Guswanto menuturkan, “Cuaca ekstrem yang terjadi disebabkan oleh adanya fenomena gelombang atmosfer yang terinditifikasi aktif di sekitar wilayah terdampak di Indonesia termasuk di wilayah Jawa, Kalimantan, Sulawesi, Maluku dan Papua.”
Fenomena tersebut adalah gelombang atmosfer MJO (maden jullian oscillation) dan gelombang Rossby Ekuatorial yang aktif di sekitar wilayah Tengah dan Timur di Indonesia, gelombang Kelvin yang aktif di sekitar wilayah Jawa dan Kalimantan.

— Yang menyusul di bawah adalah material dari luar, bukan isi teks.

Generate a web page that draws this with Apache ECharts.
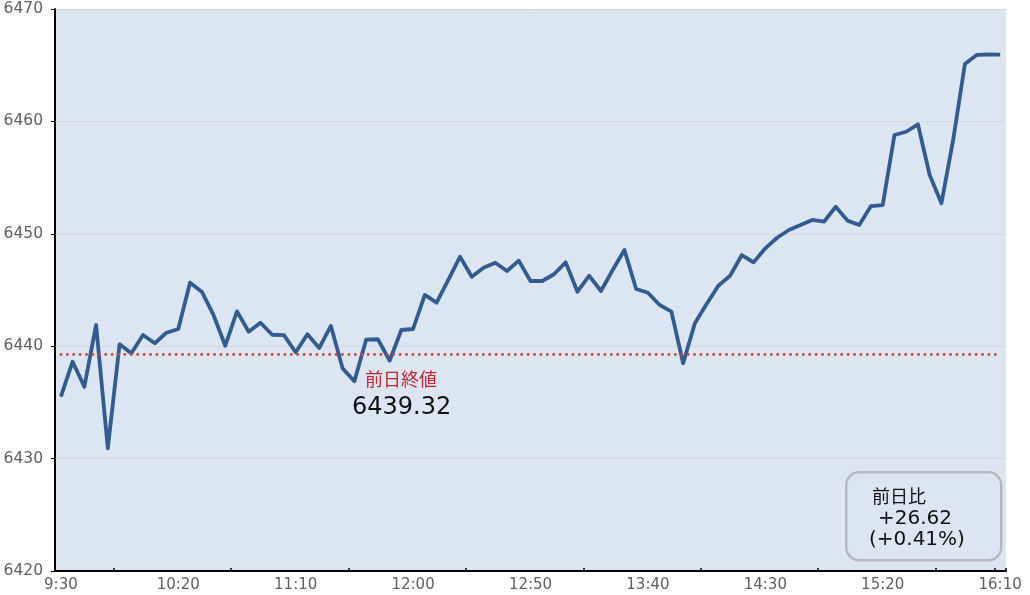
<!DOCTYPE html>
<html>
<head>
<meta charset="utf-8">
<script src="https://cdn.jsdelivr.net/npm/echarts@6/dist/echarts.min.js"></script>
<style>
html,body{margin:0;padding:0;background:#fff;}
#chart{width:1030px;height:595px;}
</style>
</head>
<body>
<div id="chart"></div>
<script>
var times = [
  '9:30','9:35','9:40','9:45','9:50','9:55',
  '10:00','10:05','10:10','10:15','10:20','10:25','10:30','10:35','10:40','10:45','10:50','10:55',
  '11:00','11:05','11:10','11:15','11:20','11:25','11:30','11:35','11:40','11:45','11:50','11:55',
  '12:00','12:05','12:10','12:15','12:20','12:25','12:30','12:35','12:40','12:45','12:50','12:55',
  '13:00','13:05','13:10','13:15','13:20','13:25','13:30','13:35','13:40','13:45','13:50','13:55',
  '14:00','14:05','14:10','14:15','14:20','14:25','14:30','14:35','14:40','14:45','14:50','14:55',
  '15:00','15:05','15:10','15:15','15:20','15:25','15:30','15:35','15:40','15:45','15:50','15:55',
  '16:00','16:05','16:10'
];
var prices = [
  6435.51, 6438.62, 6436.40, 6441.89, 6430.92, 6440.17, 6439.37, 6441.00, 6440.26, 6441.20,
  6441.53, 6445.65, 6444.85, 6442.78, 6440.04, 6443.10, 6441.29, 6442.09, 6441.02, 6440.98,
  6439.46, 6441.06, 6439.84, 6441.80, 6438.02, 6436.88, 6440.58, 6440.62, 6438.71, 6441.44,
  6441.53, 6444.56, 6443.87, 6445.89, 6447.96, 6446.18, 6446.98, 6447.43, 6446.69, 6447.61,
  6445.80, 6445.80, 6446.40, 6447.46, 6444.85, 6446.27, 6444.91, 6446.78, 6448.56, 6445.09,
  6444.76, 6443.67, 6443.07, 6438.48, 6442.04, 6443.75, 6445.38, 6446.27, 6448.11, 6447.46,
  6448.71, 6449.65, 6450.34, 6450.78, 6451.23, 6451.08, 6452.41, 6451.17, 6450.78, 6452.47,
  6452.56, 6458.79, 6459.08, 6459.74, 6455.23, 6452.71, 6458.35, 6465.11, 6465.91, 6465.95,
  6465.94
];
var prevClose = 6439.32;
var prevCloseLabel = '前日終値';
var changeTitle = '前日比';
var changeValue = '+26.62';
var changePct = '(+0.41%)';
var yTicks = { min: 6420, max: 6470, interval: 10 };

var chart = echarts.init(document.getElementById('chart'), null, {renderer: 'canvas'});
var FONT = 'DejaVu Sans';
var CJK = '"Noto Sans CJK JP", "DejaVu Sans"';

chart.setOption({
  animation: false,
  backgroundColor: '#ffffff',
  grid: {
    left: 55, right: 24, top: 9, bottom: 24,
    outerBoundsMode: 'none',
    containLabel: false,
    show: true, backgroundColor: '#dce6f2', borderWidth: 0
  },
  xAxis: {
    type: 'category',
    data: times,
    boundaryGap: true,
    axisLine: { show: true, lineStyle: { color: '#000', width: 2 } },
    axisTick: {
      show: true, inside: true, length: 3,
      lineStyle: { color: '#000', width: 1.5 },
      interval: function (idx) { return idx % 10 === 5 || idx === 80; }
    },
    axisLabel: {
      interval: 9, margin: 7,
      color: '#5f5f5f', fontFamily: FONT, fontSize: 15
    },
    splitLine: { show: false }
  },
  yAxis: {
    type: 'value',
    min: yTicks.min, max: yTicks.max, interval: yTicks.interval,
    axisLine: { show: true, lineStyle: { color: '#000', width: 2 } },
    axisTick: { show: true, inside: false, length: 4, lineStyle: { color: '#000', width: 1 } },
    axisLabel: {
      margin: 12, color: '#5f5f5f', fontFamily: FONT, fontSize: 15.5,
      formatter: function (v) { return String(v); }
    },
    splitLine: { show: true, lineStyle: { color: '#d4d8dc', width: 1 } }
  },
  series: [{
    type: 'line',
    data: prices,
    showSymbol: false,
    symbol: 'none',
    lineStyle: { color: '#325c91', width: 3.8, join: 'round' },
    markLine: {
      silent: true,
      symbol: ['none', 'none'],
      label: { show: false },
      lineStyle: { color: '#d0443f', width: 2.8, type: [0.1, 6.3], cap: 'round' },
      data: [[ { coord: [times[0], prevClose] }, { coord: [times[times.length - 1], prevClose] } ]]
    },
    z: 3
  }],
  graphic: [
    { type: 'text', left: 365, top: 370, z: 10,
      style: { text: prevCloseLabel, fill: '#c4262e', font: '18px ' + CJK } },
    { type: 'text', left: 352, top: 396, z: 10,
      style: { text: String(prevClose), fill: '#111', font: '24px ' + FONT } },
    { type: 'rect', left: 845, top: 471, z: 10,
      shape: { width: 155, height: 88, r: 13 },
      style: { fill: '#dce6f2', stroke: '#b5b9bd', lineWidth: 2.5 } },
    { type: 'text', left: 872, top: 487, z: 11,
      style: { text: changeTitle, fill: '#111', font: '18px ' + CJK } },
    { type: 'text', left: 878, top: 509, z: 11,
      style: { text: changeValue, fill: '#111', font: '20px ' + FONT } },
    { type: 'text', left: 869, top: 530, z: 11,
      style: { text: changePct, fill: '#111', font: '20px ' + FONT } }
  ]
});
</script>
</body>
</html>
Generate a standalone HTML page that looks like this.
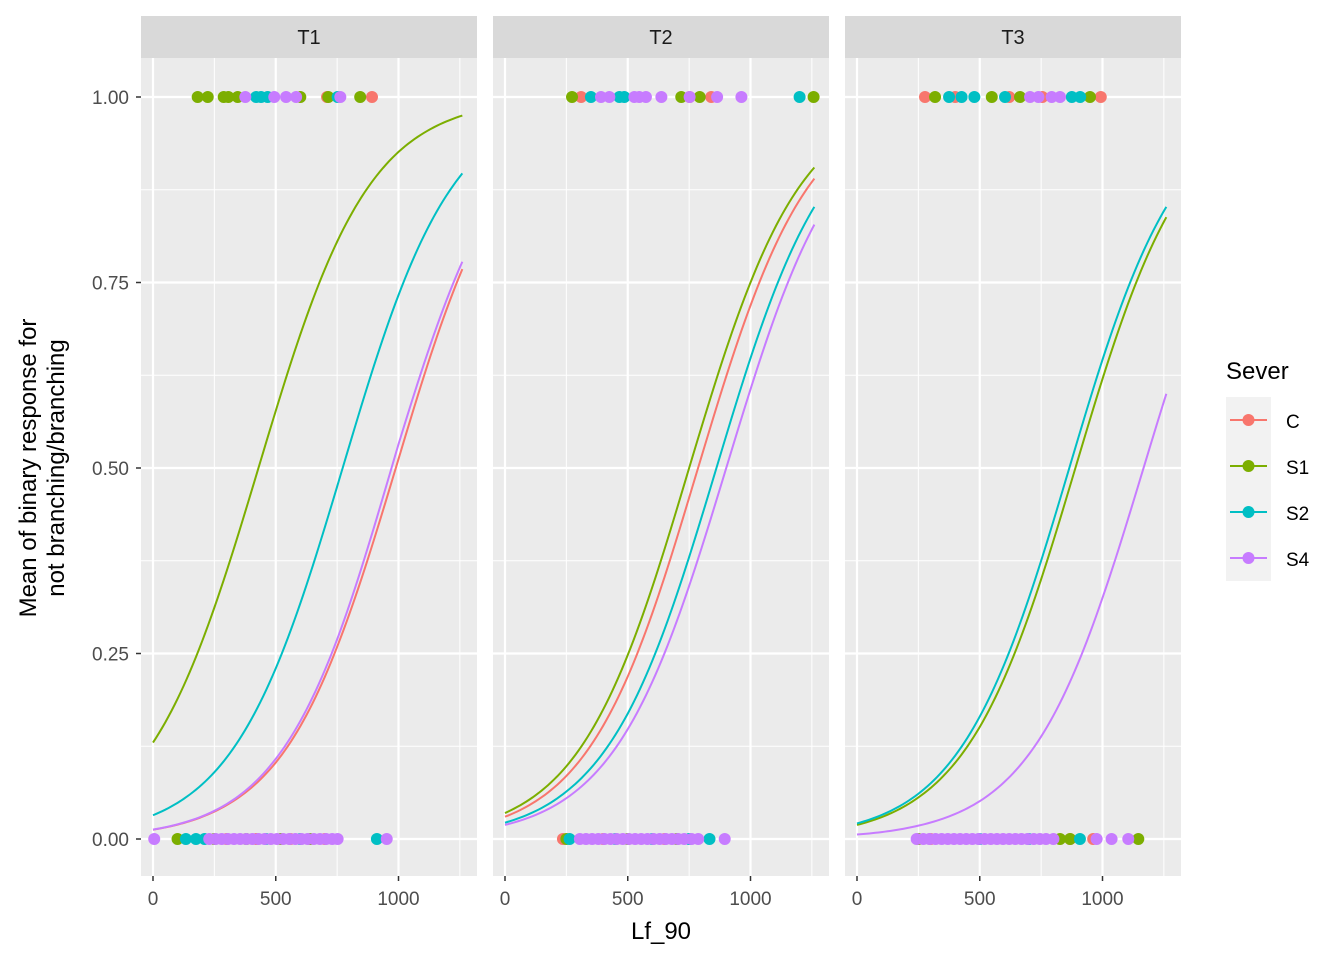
<!DOCTYPE html>
<html><head><meta charset="utf-8"><style>
body{margin:0;background:#fff;}
svg text{font-family:"Liberation Sans",Arial,sans-serif;}
</style></head><body>
<svg id="chart" width="1344" height="960" xmlns="http://www.w3.org/2000/svg"></svg>
<script>
const panels=["T1","T2","T3"];
const series=["C","S1","S2","S4"];
const colors={C:"#F8766D",S1:"#7CAE00",S2:"#00BFC4",S4:"#C77CFF"};
const xTicks=[0,500,1000];
const yTicks=[0,0.25,0.5,0.75,1];
const yTickLabels=["0.00","0.25","0.50","0.75","1.00"];
const curveX=[0,250,500,750,1000,1260];
const curveT1={C:[0.0125,0.037,0.103,0.259,0.512,0.768],S1:[0.130,0.312,0.577,0.805,0.926,0.975],S2:[0.032,0.090,0.230,0.475,0.733,0.897],S4:[0.0127,0.038,0.108,0.269,0.532,0.778]};
const curveT2={C:[0.030,0.085,0.219,0.46,0.719,0.890],S1:[0.035,0.098,0.248,0.50,0.750,0.905],S2:[0.022,0.064,0.169,0.380,0.648,0.852],S4:[0.019,0.055,0.148,0.341,0.606,0.828]};
const curveT3={S1:[0.019,0.056,0.151,0.350,0.620,0.838],S2:[0.021,0.061,0.165,0.375,0.646,0.852],S4:[0.006,0.018,0.051,0.138,0.325,0.600]};
const onesT1={C:[709,892],S1:[182,223,288,307,345,600,714,844],S2:[420,440,467,752],S4:[376,494,542,583,763]};
const zerosT1={C:[300,420,560,700],S1:[100,250,380,520,640],S2:[134,175,210,460,600,912],S4:[5,229,255,280,305,330,355,380,405,430,455,480,505,530,555,580,605,630,655,680,705,730,752,952]};
const onesT2={C:[310,752,840],S1:[273,718,793,1257],S2:[350,466,486,1200],S4:[391,425,527,547,574,637,752,864,963]};
const zerosT2={C:[236,400,650],S1:[250,500,700],S2:[263,450,600,750,833],S4:[305,330,355,380,405,430,455,480,505,530,555,580,605,630,655,680,705,730,760,787,895]};
const onesT3={C:[277,400,620,755,993],S1:[318,549,664,949],S2:[375,426,478,603,875,909],S4:[705,739,793,827]};
const zerosT3={C:[300,868,962],S1:[250,827,868,1146],S2:[500,700,908],S4:[243,270,295,320,345,370,395,420,445,470,495,520,545,570,595,620,645,670,695,720,745,770,800,976,1037,1105]};
const curves=[curveT1,curveT2,curveT3], ones=[onesT1,onesT2,onesT3], zeros=[zerosT1,zerosT2,zerosT3];

const NS="http://www.w3.org/2000/svg";
const svg=document.getElementById("chart");
function mk(tag,attrs,parent){const e=document.createElementNS(NS,tag);for(const k in attrs)e.setAttribute(k,attrs[k]);(parent||svg).appendChild(e);return e;}
const panelLeft=[141,493,845], PW=336, plotTop=58, plotBottom=876;
const yScale=v=>839-v*742;
function xScale(i,v){return panelLeft[i]+12+v*0.2455;}
const logit=p=>Math.log(p/(1-p)), inv=z=>1/(1+Math.exp(-z));
function curvePath(i,vals){
  let d="";
  for(let k=0;k<curveX.length-1;k++){
    const x0=curveX[k],x1=curveX[k+1],z0=logit(vals[k]),z1=logit(vals[k+1]);
    for(let s=(k===0?0:1);s<=20;s++){
      const t=s/20,x=x0+(x1-x0)*t,p=inv(z0+(z1-z0)*t);
      d+=(d?"L":"M")+xScale(i,x).toFixed(2)+","+yScale(p).toFixed(2);
    }
  }
  return d;
}

panels.forEach((name,i)=>{
  const L=panelLeft[i];
  const g=mk("g",{});
  
  
  const bg=mk("rect",{x:L,y:plotTop,width:PW,height:plotBottom-plotTop,fill:"#EBEBEB"},g);
  
  
  const st=mk("rect",{x:L,y:16,width:PW,height:42,fill:"#D9D9D9"},g);
  
  
  const stt=mk("text",{x:L+PW/2,y:44,"text-anchor":"middle","font-size":"20",fill:"#1A1A1A"},g);stt.textContent=name;
  
  
  [0.125,0.375,0.625,0.875].forEach(v=>mk("line",{x1:L,x2:L+PW,y1:yScale(v),y2:yScale(v),stroke:"#fff","stroke-width":1},g));
  [250,750,1250].forEach(v=>mk("line",{x1:xScale(i,v),x2:xScale(i,v),y1:plotTop,y2:plotBottom,stroke:"#fff","stroke-width":1},g));
  yTicks.forEach(v=>mk("line",{x1:L,x2:L+PW,y1:yScale(v),y2:yScale(v),stroke:"#fff","stroke-width":2.2},g));
  xTicks.forEach(v=>{mk("line",{x1:xScale(i,v),x2:xScale(i,v),y1:plotTop,y2:plotBottom,stroke:"#fff","stroke-width":2.2},g);
    mk("line",{x1:xScale(i,v),x2:xScale(i,v),y1:plotBottom,y2:plotBottom+5,stroke:"#333","stroke-width":1.5},g);
    const t=mk("text",{x:xScale(i,v),y:905,"text-anchor":"middle","font-size":"19",fill:"#4D4D4D"},g);t.textContent=v;
    
    });
  series.forEach(s=>{
    [[ones[i][s],1],[zeros[i][s],0]].forEach(([arr,y])=>{(arr||[]).forEach(v=>{
      const c=mk("circle",{cx:xScale(i,v),cy:yScale(y),r:6,fill:colors[s]},g);
      
      });});
  });
  series.forEach(s=>{
    const vals=curves[i][s]; if(!vals)return;
    const p=mk("path",{d:curvePath(i,vals),fill:"none",stroke:colors[s],"stroke-width":2},g);
    
    
  });
});
yTicks.forEach((v,k)=>{
  mk("line",{x1:136,x2:141,y1:yScale(v),y2:yScale(v),stroke:"#333","stroke-width":1.5});
  const t=mk("text",{x:129,y:yScale(v)+7,"text-anchor":"end","font-size":"19",fill:"#4D4D4D"});t.textContent=yTickLabels[k];
  
  
});
const xt=mk("text",{x:661,y:939,"text-anchor":"middle","font-size":"24",fill:"#000"});xt.textContent="Lf_90";


const yt=mk("text",{transform:"translate(36,468) rotate(-90)","text-anchor":"middle","font-size":"24",fill:"#000"});


const ts1=mk("tspan",{x:0,dy:0},yt);ts1.textContent="Mean of binary response for";
const ts2=mk("tspan",{x:0,dy:28},yt);ts2.textContent="not branching/branching";
const lt=mk("text",{x:1226,y:379,"font-size":"24",fill:"#000"});lt.textContent="Sever";


series.forEach((s,k)=>{
  const cy=420+k*46;
  const g=mk("g",{});
  
  
  mk("rect",{x:1226,y:cy-23,width:45,height:46,fill:"#F2F2F2"},g);
  mk("line",{x1:1230,x2:1267,y1:cy,y2:cy,stroke:colors[s],"stroke-width":2},g);
  mk("circle",{cx:1248.5,cy:cy,r:6,fill:colors[s]},g);
  const t=mk("text",{x:1286,y:cy+8,"font-size":"19",fill:"#000"},g);t.textContent=s;
});
</script>
</body></html>
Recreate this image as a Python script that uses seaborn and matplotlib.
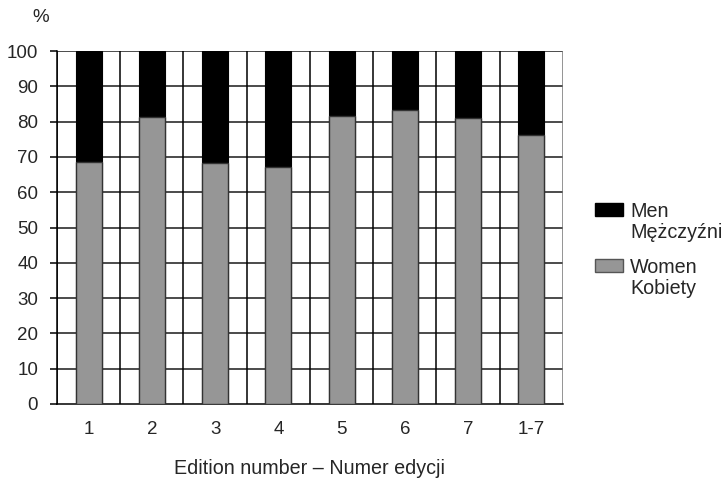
import pandas as pd
import matplotlib.pyplot as plt
import seaborn as sns
from matplotlib.patches import Rectangle

# values (share of women, %)
editions = ['1', '2', '3', '4', '5', '6', '7', '1-7']
women = [68.5, 81.3, 68.2, 67.1, 81.7, 83.2, 81.1, 76.1]
men = [100 - w for w in women]

data = pd.DataFrame({'Edition': editions, 'Women': women, 'Men': men})
data['Total'] = data['Women'] + data['Men']

sns.set_style('white')
plt.rcParams['font.family'] = ['Liberation Sans', 'DejaVu Sans']

W, H = 723, 480
fig = plt.figure(figsize=(W / 100, H / 100), dpi=100)
ax = fig.add_axes([57 / W, 1 - 404 / H, 506 / W, 353 / H])

# horizontal grid + vertical separators behind the bars
for v in range(10, 101, 10):
    ax.axhline(v, color='#1a1a1a', lw=1.1, zorder=0)
for i in range(len(editions) + 1):
    ax.axvline(i - 0.5, color='black' if i < len(editions) else '#777777', lw=1.1, zorder=0)

sns.barplot(x='Edition', y='Total', data=data, color='black', width=0.41,
            edgecolor='black', linewidth=0.8, saturation=1, ax=ax, zorder=2)
sns.barplot(x='Edition', y='Women', data=data, color='#969696', width=0.41,
            edgecolor='#333333', linewidth=1.0, saturation=1, ax=ax, zorder=3)

ax.set_xlim(-0.5, len(editions) - 0.5)
ax.set_ylim(0, 100)
ax.set_yticks(range(0, 101, 10))
ax.tick_params(axis='y', length=5, width=1.1, color='black', labelsize=13.5, pad=8.5,
               direction='out', left=True)
ax.tick_params(axis='x', length=0, labelsize=13.5, pad=12.5)
for s in ['top', 'right']:
    ax.spines[s].set_visible(False)
for s in ['left', 'bottom']:
    ax.spines[s].set_color('black')
    ax.spines[s].set_linewidth(1.1)

ax.set_ylabel('')
ax.set_xlabel('Edition number – Numer edycji', fontsize=14.2, labelpad=15)
fig.text(41 / W, 1 - 18 / H, '%', fontsize=13.5, ha='center', va='center')

# legend: square aligned with the first line of each two-line label
legend_items = [('black', 'black', 'Men\nMężczyźni', 203),
                ('#969696', '#555555', 'Women\nKobiety', 259)]
for face, edge, label, top in legend_items:
    fig.patches.append(Rectangle((595 / W, 1 - (top + 13) / H), 28 / W, 13 / H,
                                 facecolor=face, edgecolor=edge, lw=1,
                                 transform=fig.transFigure, figure=fig))
    fig.text(630 / W, 1 - (top - 1) / H, label, fontsize=14.2, ha='left', va='top',
             linespacing=1.1)

fig.savefig('out.png', dpi=100)
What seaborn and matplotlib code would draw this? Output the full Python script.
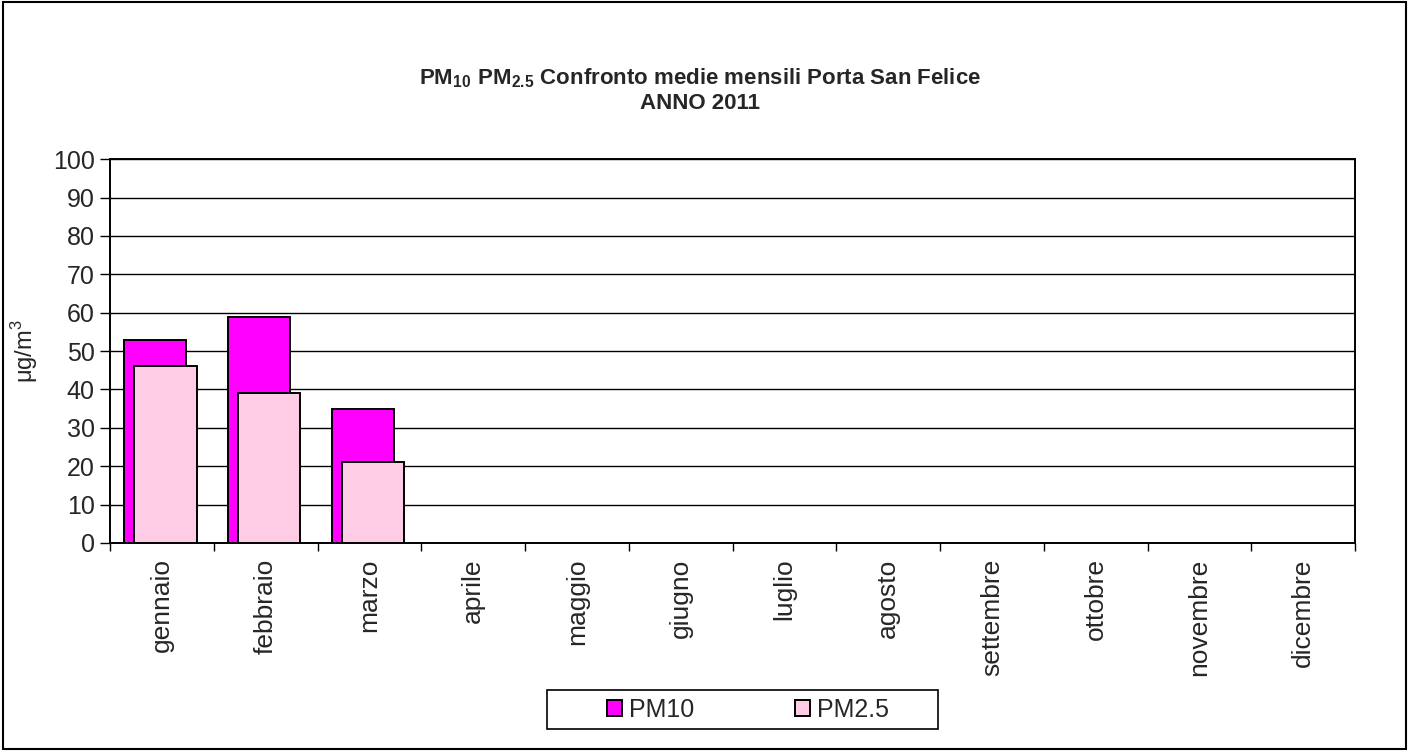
import matplotlib
matplotlib.use("Agg")
import matplotlib.pyplot as plt
import seaborn as sns
import numpy as np
import pandas as pd
from matplotlib.patches import Rectangle

months = ["gennaio", "febbraio", "marzo", "aprile", "maggio", "giugno",
          "luglio", "agosto", "settembre", "ottobre", "novembre", "dicembre"]
pm10 = [53, 59, 35, None, None, None, None, None, None, None, None, None]
pm25 = [46, 39, 21, None, None, None, None, None, None, None, None, None]
yticks = list(range(0, 101, 10))

sns.set_theme(style="white")
plt.rcParams["font.family"] = ["Liberation Sans", "DejaVu Sans"]
plt.rcParams["mathtext.fontset"] = "custom"
plt.rcParams["mathtext.bf"] = "Liberation Sans:bold"
plt.rcParams["mathtext.rm"] = "Liberation Sans"

fig = plt.figure(figsize=(14.09, 7.51), dpi=100)
ax = fig.add_axes([0.0781, 0.277, 0.8836, 0.511])

idx = np.arange(len(months))
df10 = pd.DataFrame({"x": idx - 0.065, "v": pd.to_numeric(pd.Series(pm10))}).dropna()
df25 = pd.DataFrame({"x": idx + 0.035, "v": pd.to_numeric(pd.Series(pm25))}).dropna()

sns.barplot(data=df10, x="x", y="v", native_scale=True, width=0.6,
            color="#FF00FF", saturation=1, edgecolor="black", linewidth=1.4,
            ax=ax, label="PM10", zorder=3)
sns.barplot(data=df25, x="x", y="v", native_scale=True, width=0.6,
            color="#FFCCE5", saturation=1, edgecolor="black", linewidth=1.4,
            ax=ax, label="PM2.5", zorder=4)
handles, labels = ax.get_legend_handles_labels()
if ax.get_legend() is not None:
    ax.get_legend().remove()

ax.set_xlim(-0.5, len(months) - 0.5)
ax.set_ylim(0, 100)
ax.set_yticks(yticks)
ax.yaxis.grid(True, color="black", linewidth=1)
ax.set_axisbelow(True)

ax.set_xticks(idx)
ax.set_xticklabels(months, rotation=90, fontsize=19)
ax.set_xticks(np.arange(len(months) + 1) - 0.5, minor=True)
ax.tick_params(axis="x", which="major", length=0, pad=11)
ax.tick_params(axis="x", which="minor", length=6, width=1, color="black", direction="out", bottom=True)
ax.tick_params(axis="y", length=7, width=1, color="black", direction="out", left=True, labelsize=18, pad=4)
ax.set_xlabel("")
ax.set_ylabel("μg/m$^3$", fontsize=17, labelpad=9)

for s in ax.spines.values():
    s.set_visible(True)
    s.set_color("black")
    s.set_linewidth(1.4)

fig.text(0.497, 0.896, r"$\mathbf{PM_{10}\ PM_{2.5}}$ Confronto medie mensili Porta San Felice",
         ha="center", va="center", fontsize=16, fontweight="bold")
fig.text(0.497, 0.862, "ANNO 2011", ha="center", va="center", fontsize=16, fontweight="bold")

leg = fig.legend(handles, labels, loc="center", ncol=2,
                 bbox_to_anchor=(748 / 1409, 1 - 710 / 751),
                 fontsize=18, frameon=False, handlelength=0.6, handleheight=0.6,
                 handletextpad=0.3, columnspacing=4.0)

# legend box and outer chart border
fig.patches.append(Rectangle((547 / 1409, 22 / 751), 391 / 1409, 39 / 751,
                             transform=fig.transFigure, fill=False,
                             edgecolor="black", linewidth=1.2))
fig.patches.append(Rectangle((0.002, 0.003), 0.996, 0.994, transform=fig.transFigure,
                             fill=False, edgecolor="black", linewidth=1.5))

fig.savefig("out.png", dpi=100)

Fenomena MJO dan gelombang Kelvin bergerak dari arah Samudra Hindia ke arah Samudra Pasifik melewati wilayah Indonesia dengan siklus 30-40 hari pada MJO, sementara pada gelombang Kelvin di skala harian.
Di sisi lain, fenomena gelombang Rossby bergerak dari arah Samudra Pasifik ke arah Samudra Hindia dengan menyeberangi wilayah Indonesia. Sama halnya seperti gelombang MJO dan gelombang Kelvin, ketika gelombang Rossby aktif di wilayah Indonesia maka dapat berakibat pada pertumbuhan bahkan peningkatan awan hujan di beberapa wilayah Indonesia.
Meskipun demikian, Indonesia merupakan negara yang tangguh menghadapi berbagai cobaan dari segala bentuk bencana di samping pertahanan spritualnya yang kuat, Indonesia mendapat skor tinggi dalam persepsi kepedulian dari hubungan internal maupun eksternal yang menyangkut kepedulian terhadap bencana.
Biasanya barometer tersebut hanya terbatasi dari kukuhnya infrastruktur pencegahan atau darurat bencana, World Risk Poll Resillience Index mengukur dari segi elemen struktural sosialnya. Indeks ini memetakan juga dari kesiapan diri dan rumah tangga, serta persepsi akan kepedulian antar tetangga dan pemerintah.
Manager Kampanye Lloyd’s Register Foundation, Ed Morrow, mengatakan, “33% responden Indonesia percaya terhadap pemerintah peduli kepada mereka, dan akan membantu jika terjadi bencana”. Dilansir dari Media Indonesia
Selain Indonesia, pula ada negara tetangga seperti Flipina, Vietnam dan Kamboja juga memiliki skor yang sama. Namun Indonesia masih ketinggalan dalam hal sistem peringatan dini bencana.
Angkanya ambang di 50% responden yang pernah mengalami bencana, yang mendapat peringatan dini. “Angka itu agak rendah dibandingkan dengan negara-negara Asia Tenggara lainnya, di mana angka tersebut berada di kisaran 70-75%,” tambah Ed.